ねぶたは、ねぶた師が個々の創造力と技術を競う世界であり、ねぶた師同士は、本来ライバル関係にあります。上記の目的に向け、さらに後進が参入しやすいよう、ねぶた制作を職業として確立させていかなければならないとの思いを共有し、流派を越えてともに活動しています。「ねぶた師」という呼称が定着してからほぼ50年、異なる流派のねぶた師が参加する会の発足は画期的な出来事といえます。しかも「ねぶた屋」には、現在の青森ねぶたを支える主要3流派からそれぞれ制作者が参加しており、彼らが協同で作品を制作するのは、ねぶたの歴史上かつてなかったことです。

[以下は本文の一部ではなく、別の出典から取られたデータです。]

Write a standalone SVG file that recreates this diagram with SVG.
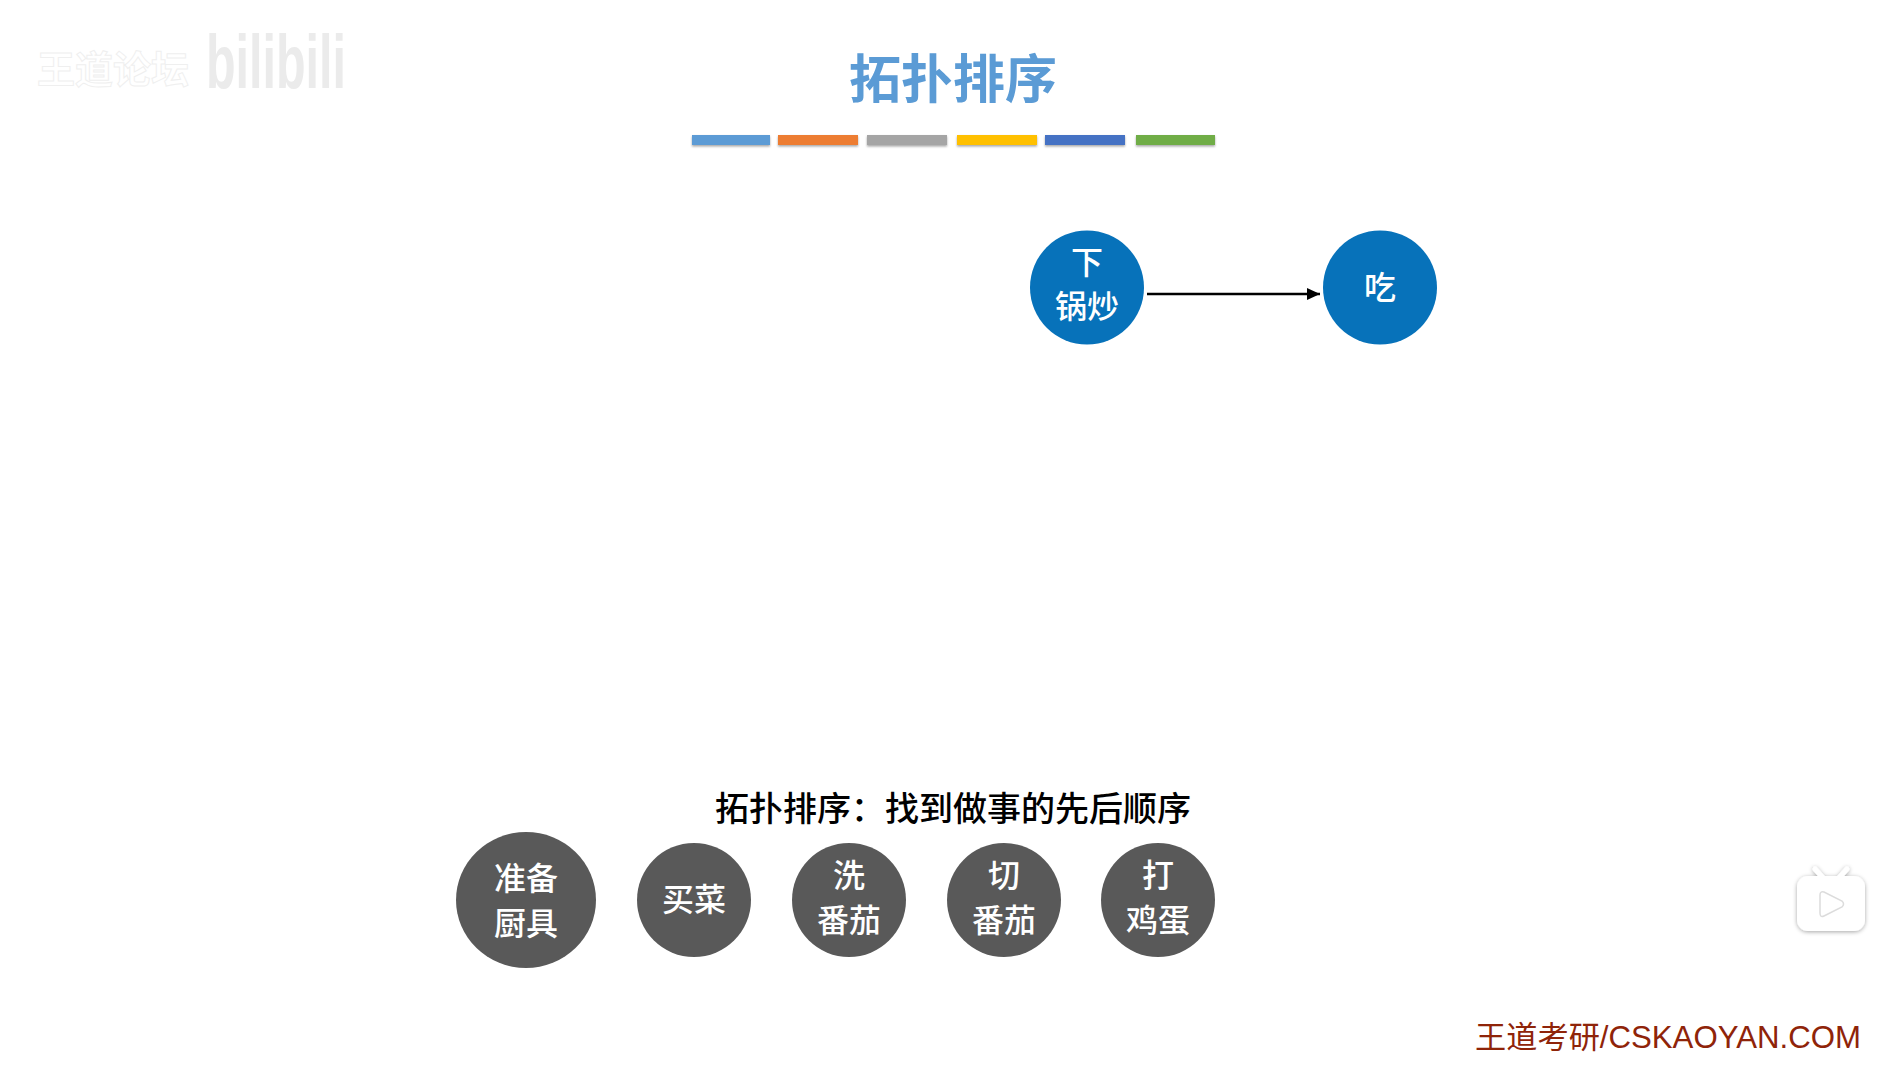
<svg xmlns="http://www.w3.org/2000/svg" width="1903" height="1065" viewBox="0 0 1903 1065">
<style>
text{font-family:"Noto Sans CJK SC","Liberation Sans",sans-serif;text-anchor:middle}
.n{fill:#fff;font-size:32px;font-weight:500}
.blue{fill:#0772ba}
.gray{fill:#595959}
.bar{filter:url(#sh)}
</style>
<defs>
<filter id="sh" x="-10%" y="-50%" width="120%" height="220%"><feDropShadow dx="0" dy="1.5" stdDeviation="1.2" flood-color="#000" flood-opacity=".35"/></filter>
<filter id="soft" x="-20%" y="-20%" width="140%" height="140%"><feDropShadow dx="0" dy="1" stdDeviation="2" flood-color="#000" flood-opacity=".35"/></filter>
<marker id="arr" markerUnits="userSpaceOnUse" markerWidth="14" markerHeight="14" refX="13" refY="7" orient="auto"><path d="M0 1 L13 7 L0 13 Z" fill="#000"/></marker>
</defs>
<rect width="1903" height="1065" fill="#fff"/>
<g id="watermark">
<text x="113" y="83" style="font-size:38px;font-weight:700;fill:#fff;stroke:#efefef;stroke-width:1">王道论坛</text>
<text x="276" y="88" style="font-family:'Liberation Sans',sans-serif;font-size:76px;font-weight:700;fill:#ebebeb" textLength="140" lengthAdjust="spacingAndGlyphs">bilibili</text>
</g>
<g id="title"><text x="953" y="98" style="font-size:52px;font-weight:700;fill:#5b9bd5">拓扑排序</text></g>
<g id="title-bars">
<rect class="bar" x="692" y="135" width="78" height="10" fill="#5b9bd5"/>
<rect class="bar" x="778" y="135" width="80" height="10" fill="#ed7d31"/>
<rect class="bar" x="867" y="135" width="80" height="10" fill="#a5a5a5"/>
<rect class="bar" x="957" y="135" width="80" height="10" fill="#ffc000"/>
<rect class="bar" x="1045" y="135" width="80" height="10" fill="#4472c4"/>
<rect class="bar" x="1136" y="135" width="79" height="10" fill="#70ad47"/>
</g>
<g id="connectors"><line x1="1147" y1="294" x2="1320" y2="294" stroke="#000" stroke-width="2.5" marker-end="url(#arr)"/></g>
<g id="node-cook"><circle class="blue" cx="1087" cy="287.5" r="57"/><text class="n" x="1087" y="274">下</text><text class="n" x="1087" y="318">锅炒</text></g>
<g id="node-eat"><circle class="blue" cx="1380" cy="287.5" r="57"/><text class="n" x="1380" y="299">吃</text></g>
<g id="caption"><text x="953" y="821" style="font-size:34px;font-weight:500;fill:#000">拓扑排序：找到做事的先后顺序</text></g>
<g id="node-prepare"><ellipse class="gray" cx="526" cy="900" rx="70" ry="68"/><text class="n" x="526" y="890">准备</text><text class="n" x="526" y="935">厨具</text></g>
<g id="node-buy"><circle class="gray" cx="694" cy="900" r="57"/><text class="n" x="694" y="911">买菜</text></g>
<g id="node-wash"><circle class="gray" cx="849" cy="900" r="57"/><text class="n" x="849" y="887">洗</text><text class="n" x="849" y="932">番茄</text></g>
<g id="node-cut"><circle class="gray" cx="1004" cy="900" r="57"/><text class="n" x="1004" y="887">切</text><text class="n" x="1004" y="932">番茄</text></g>
<g id="node-egg"><circle class="gray" cx="1158" cy="900" r="57"/><text class="n" x="1158" y="887">打</text><text class="n" x="1158" y="932">鸡蛋</text></g>
<g id="logo" filter="url(#soft)">
<path d="M1815 869 L1825 880 M1847 869 L1837 880" stroke="#fff" stroke-width="5" stroke-linecap="round"/>
<rect x="1797" y="876" width="68" height="55" rx="11" fill="#fff"/>
<path d="M1820 895 Q1820 891 1824 892 L1842 901 Q1845 904 1842 907 L1824 916 Q1820 918 1820 913 Z" fill="#fff" stroke="#dcdcdc" stroke-width="1.5"/>
</g>
<g id="footer"><text x="1668" y="1048" style="font-family:'Liberation Sans','Noto Sans CJK SC',sans-serif;font-size:31.2px;fill:#8f2409">王道考研/CSKAOYAN.COM</text></g>
</svg>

2022年3月、「ねぶた屋」は活動の幅をさらに広げるため、一般社団法人として法人格を取得しました。これまで同様の活動をより活発化するとともに、特にねぶた文化継承に向けた活動を幅広く展開して参ります。祭本番のねぶた以外のねぶた制作の機会を数多く創出し、ねぶた師という職業の確立に資するとともに、子供たちへのねぶたへの興味を喚起し育むための体験学習やワークショップ、講演などの事業を一層充実させていく所存です。
これらの事業の展開にあたっては、多くの現役ねぶた師、またその弟子、さらに先輩ねぶた師の皆様にも協力を仰ぎ、ねぶた屋をより広く開かれた組織に育てていくこととしています。また、法人化により収益事業の幅も広がることから、売上の一部を後継者育成事業へ還元、活用していくことが活動の大きな柱となります。具体的には、毎年、法人の決算時に余剰利益の額に応じて、その一部を青森市に寄付し、後継者育成事業に役立ててもらうこととしています。

さらなる活動の拡大、充実を目指す「ねぶた屋」。その設立趣旨と現在の活動目的をぜひ皆様にご理解いただき、ご支援とご協力、また活動内容に対する忌憚なきご意見なども頂戴できれば幸いに存じます。